Westwood Studios, and later Electronic Arts, would go on to include an iteration of the Mammoth Tank in each game of the C&C series. The Soviet Apocalypse Tank of Red Alert 2 would suffer from weakened effectiveness against infantry but remain the all around heaviest and most versatile unit available. Command & Conquer 3: Tiberium Wars’ Mammoth Mark III, once again appearing as a super heavy tank, would be challenged by other factions’ heavy units only to carry the day with its iconic effectiveness against all targets, heavy armor, awesome firepower, and air defenses.
EA would conclude the original C&C series with Command & Conquer 4: Tiberian Twilight which would feature the newest editions of the Mammoth Tank and Mammoth Mark II fighting side by side. Although the walker unit would be renamed Mastodon it would surpass the Mammoth Tank by a small margin through its superior firepower against infantry.
Other popular RTS titles would take their cues from the standard of the Mammoth Tank.

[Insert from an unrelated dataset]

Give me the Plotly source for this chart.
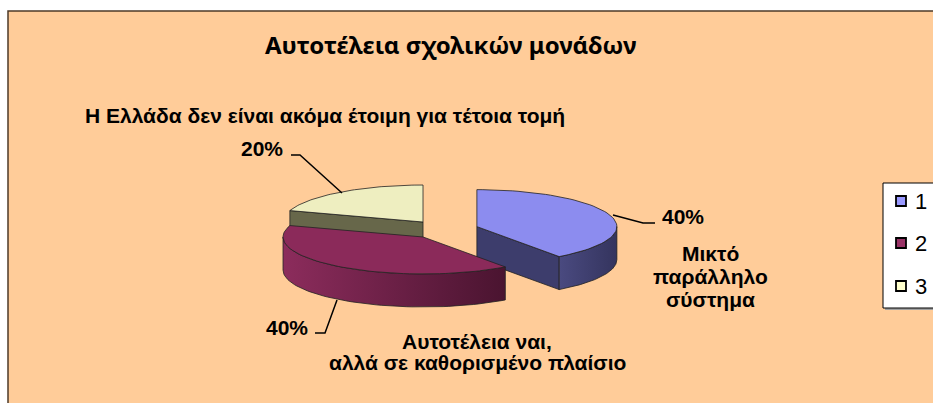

Command & Conquer: Generals would introduce the Chinese Overlord Tank which, alongside its unsurpassed armor and firepower, would feature the ability to crush smaller vehicles that was pioneered in Red Alert 2 (ironically though the Mammoth Tank did not introduce this ability). The Overlord did not come equipped with air defenses but could be upgraded with a Gatling cannon for air and ground defense.
The Harkonnen Devastator from Dune II would be re-textured to reprise its role in Dune 2000 and later transform into a walker unit in Emperor: Battle for Dune, where it would gain increased firepower and air defenses. Command & Conquer 3 would even expand the tradition by introducing the colossal Mammoth Armed Reclamation Vehicle (MARV); the strongest tank ever to appear in a C&C title.
Since the Mammoth Tank’s arrival on the scene RTS games of all genres have aspired to design powerful, high tech units that would serve as versatile, nearly unstoppable game ending units. This trend would progress to the Epic Unit aspect (of which the MARV is an example) that would soon appear in most recent RTS titles (more about that later). Dragons, spaceships, deities, and walkers have all followed in the Mammoth Tank’s treads to inspire fear among enemies and awe among allies as the kings of RTS combat.
Dishonorable mention: Electronic Arts’ production of Red Alert 3 introduces a new edition of the Soviet Apocalypse Tank that did not feature air defense; breaking the trend of all around versatility the Mammoth Tank is known for.